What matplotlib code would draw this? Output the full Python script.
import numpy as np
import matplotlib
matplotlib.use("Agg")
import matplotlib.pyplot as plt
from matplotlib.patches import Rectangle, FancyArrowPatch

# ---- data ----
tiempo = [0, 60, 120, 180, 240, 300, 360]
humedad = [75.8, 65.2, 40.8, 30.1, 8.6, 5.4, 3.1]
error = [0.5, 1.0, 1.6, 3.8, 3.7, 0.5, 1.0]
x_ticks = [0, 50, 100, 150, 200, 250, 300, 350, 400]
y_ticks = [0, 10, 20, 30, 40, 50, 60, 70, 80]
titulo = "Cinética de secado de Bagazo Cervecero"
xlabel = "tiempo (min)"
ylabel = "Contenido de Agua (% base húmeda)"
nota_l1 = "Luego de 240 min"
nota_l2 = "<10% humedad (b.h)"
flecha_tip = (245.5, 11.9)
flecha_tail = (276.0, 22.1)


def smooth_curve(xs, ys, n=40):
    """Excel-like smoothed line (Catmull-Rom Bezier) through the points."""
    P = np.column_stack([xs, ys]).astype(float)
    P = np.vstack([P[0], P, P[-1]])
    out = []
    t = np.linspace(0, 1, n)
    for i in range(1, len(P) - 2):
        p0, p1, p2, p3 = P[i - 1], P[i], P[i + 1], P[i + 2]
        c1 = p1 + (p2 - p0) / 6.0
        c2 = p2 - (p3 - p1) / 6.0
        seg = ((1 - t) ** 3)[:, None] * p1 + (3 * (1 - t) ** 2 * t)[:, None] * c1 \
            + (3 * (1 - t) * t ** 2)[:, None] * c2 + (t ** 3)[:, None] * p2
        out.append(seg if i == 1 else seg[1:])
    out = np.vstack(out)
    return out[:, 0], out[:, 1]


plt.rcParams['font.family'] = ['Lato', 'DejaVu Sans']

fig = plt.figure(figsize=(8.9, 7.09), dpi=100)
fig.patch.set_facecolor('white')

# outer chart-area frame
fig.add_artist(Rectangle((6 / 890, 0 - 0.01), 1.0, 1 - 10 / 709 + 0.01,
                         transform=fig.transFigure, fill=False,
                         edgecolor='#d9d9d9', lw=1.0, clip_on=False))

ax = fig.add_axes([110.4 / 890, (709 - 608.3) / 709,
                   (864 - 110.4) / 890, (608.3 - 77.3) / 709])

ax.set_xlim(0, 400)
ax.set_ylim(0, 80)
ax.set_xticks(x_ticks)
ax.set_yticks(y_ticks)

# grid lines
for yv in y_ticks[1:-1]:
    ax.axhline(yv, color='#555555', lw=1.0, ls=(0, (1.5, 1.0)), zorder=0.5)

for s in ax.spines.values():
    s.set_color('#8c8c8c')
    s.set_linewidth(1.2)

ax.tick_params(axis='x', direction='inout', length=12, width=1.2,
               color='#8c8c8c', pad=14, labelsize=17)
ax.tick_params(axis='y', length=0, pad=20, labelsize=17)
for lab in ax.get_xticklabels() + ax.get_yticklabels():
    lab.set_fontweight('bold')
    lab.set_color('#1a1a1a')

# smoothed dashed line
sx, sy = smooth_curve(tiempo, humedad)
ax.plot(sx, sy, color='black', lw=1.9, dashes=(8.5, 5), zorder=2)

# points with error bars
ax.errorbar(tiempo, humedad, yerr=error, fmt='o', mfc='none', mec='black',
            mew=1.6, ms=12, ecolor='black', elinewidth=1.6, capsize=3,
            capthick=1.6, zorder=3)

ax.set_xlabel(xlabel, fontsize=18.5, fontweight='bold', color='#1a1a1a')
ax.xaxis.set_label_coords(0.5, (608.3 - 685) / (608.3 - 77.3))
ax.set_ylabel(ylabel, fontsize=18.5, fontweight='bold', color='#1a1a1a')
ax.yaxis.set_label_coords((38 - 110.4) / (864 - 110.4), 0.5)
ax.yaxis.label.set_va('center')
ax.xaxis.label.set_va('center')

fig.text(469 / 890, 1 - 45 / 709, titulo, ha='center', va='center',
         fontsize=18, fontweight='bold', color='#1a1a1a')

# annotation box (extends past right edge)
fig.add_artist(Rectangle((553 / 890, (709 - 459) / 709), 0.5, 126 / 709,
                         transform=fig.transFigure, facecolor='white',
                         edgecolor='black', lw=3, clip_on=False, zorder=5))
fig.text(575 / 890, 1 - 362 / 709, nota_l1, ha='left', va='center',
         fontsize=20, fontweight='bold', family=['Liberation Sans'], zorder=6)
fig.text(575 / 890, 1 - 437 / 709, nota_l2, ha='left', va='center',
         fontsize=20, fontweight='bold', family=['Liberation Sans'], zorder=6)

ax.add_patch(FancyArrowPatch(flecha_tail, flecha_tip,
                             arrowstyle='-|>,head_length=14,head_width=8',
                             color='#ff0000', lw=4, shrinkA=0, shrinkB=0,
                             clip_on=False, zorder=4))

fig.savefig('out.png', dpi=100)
━━━━━━━━
Print the material verbatim, all of it.

What matplotlib code would draw this? Output the full Python script.
import numpy as np
import matplotlib
matplotlib.use("Agg")
import matplotlib.pyplot as plt
from matplotlib.patches import Rectangle, FancyArrowPatch

# ---- data ----
tiempo = [0, 60, 120, 180, 240, 300, 360]
humedad = [75.8, 65.2, 40.8, 30.1, 8.6, 5.4, 3.1]
error = [0.5, 1.0, 1.6, 3.8, 3.7, 0.5, 1.0]
x_ticks = [0, 50, 100, 150, 200, 250, 300, 350, 400]
y_ticks = [0, 10, 20, 30, 40, 50, 60, 70, 80]
titulo = "Cinética de secado de Bagazo Cervecero"
xlabel = "tiempo (min)"
ylabel = "Contenido de Agua (% base húmeda)"
nota_l1 = "Luego de 240 min"
nota_l2 = "<10% humedad (b.h)"
flecha_tip = (245.5, 11.9)
flecha_tail = (276.0, 22.1)


def smooth_curve(xs, ys, n=40):
    """Excel-like smoothed line (Catmull-Rom Bezier) through the points."""
    P = np.column_stack([xs, ys]).astype(float)
    P = np.vstack([P[0], P, P[-1]])
    out = []
    t = np.linspace(0, 1, n)
    for i in range(1, len(P) - 2):
        p0, p1, p2, p3 = P[i - 1], P[i], P[i + 1], P[i + 2]
        c1 = p1 + (p2 - p0) / 6.0
        c2 = p2 - (p3 - p1) / 6.0
        seg = ((1 - t) ** 3)[:, None] * p1 + (3 * (1 - t) ** 2 * t)[:, None] * c1 \
            + (3 * (1 - t) * t ** 2)[:, None] * c2 + (t ** 3)[:, None] * p2
        out.append(seg if i == 1 else seg[1:])
    out = np.vstack(out)
    return out[:, 0], out[:, 1]


plt.rcParams['font.family'] = ['Lato', 'DejaVu Sans']

fig = plt.figure(figsize=(8.9, 7.09), dpi=100)
fig.patch.set_facecolor('white')

# outer chart-area frame
fig.add_artist(Rectangle((6 / 890, 0 - 0.01), 1.0, 1 - 10 / 709 + 0.01,
                         transform=fig.transFigure, fill=False,
                         edgecolor='#d9d9d9', lw=1.0, clip_on=False))

ax = fig.add_axes([110.4 / 890, (709 - 608.3) / 709,
                   (864 - 110.4) / 890, (608.3 - 77.3) / 709])

ax.set_xlim(0, 400)
ax.set_ylim(0, 80)
ax.set_xticks(x_ticks)
ax.set_yticks(y_ticks)

# grid lines
for yv in y_ticks[1:-1]:
    ax.axhline(yv, color='#555555', lw=1.0, ls=(0, (1.5, 1.0)), zorder=0.5)

for s in ax.spines.values():
    s.set_color('#8c8c8c')
    s.set_linewidth(1.2)

ax.tick_params(axis='x', direction='inout', length=12, width=1.2,
               color='#8c8c8c', pad=14, labelsize=17)
ax.tick_params(axis='y', length=0, pad=20, labelsize=17)
for lab in ax.get_xticklabels() + ax.get_yticklabels():
    lab.set_fontweight('bold')
    lab.set_color('#1a1a1a')

# smoothed dashed line
sx, sy = smooth_curve(tiempo, humedad)
ax.plot(sx, sy, color='black', lw=1.9, dashes=(8.5, 5), zorder=2)

# points with error bars
ax.errorbar(tiempo, humedad, yerr=error, fmt='o', mfc='none', mec='black',
            mew=1.6, ms=12, ecolor='black', elinewidth=1.6, capsize=3,
            capthick=1.6, zorder=3)

ax.set_xlabel(xlabel, fontsize=18.5, fontweight='bold', color='#1a1a1a')
ax.xaxis.set_label_coords(0.5, (608.3 - 685) / (608.3 - 77.3))
ax.set_ylabel(ylabel, fontsize=18.5, fontweight='bold', color='#1a1a1a')
ax.yaxis.set_label_coords((38 - 110.4) / (864 - 110.4), 0.5)
ax.yaxis.label.set_va('center')
ax.xaxis.label.set_va('center')

fig.text(469 / 890, 1 - 45 / 709, titulo, ha='center', va='center',
         fontsize=18, fontweight='bold', color='#1a1a1a')

# annotation box (extends past right edge)
fig.add_artist(Rectangle((553 / 890, (709 - 459) / 709), 0.5, 126 / 709,
                         transform=fig.transFigure, facecolor='white',
                         edgecolor='black', lw=3, clip_on=False, zorder=5))
fig.text(575 / 890, 1 - 362 / 709, nota_l1, ha='left', va='center',
         fontsize=20, fontweight='bold', family=['Liberation Sans'], zorder=6)
fig.text(575 / 890, 1 - 437 / 709, nota_l2, ha='left', va='center',
         fontsize=20, fontweight='bold', family=['Liberation Sans'], zorder=6)

ax.add_patch(FancyArrowPatch(flecha_tail, flecha_tip,
                             arrowstyle='-|>,head_length=14,head_width=8',
                             color='#ff0000', lw=4, shrinkA=0, shrinkB=0,
                             clip_on=False, zorder=4))

fig.savefig('out.png', dpi=100)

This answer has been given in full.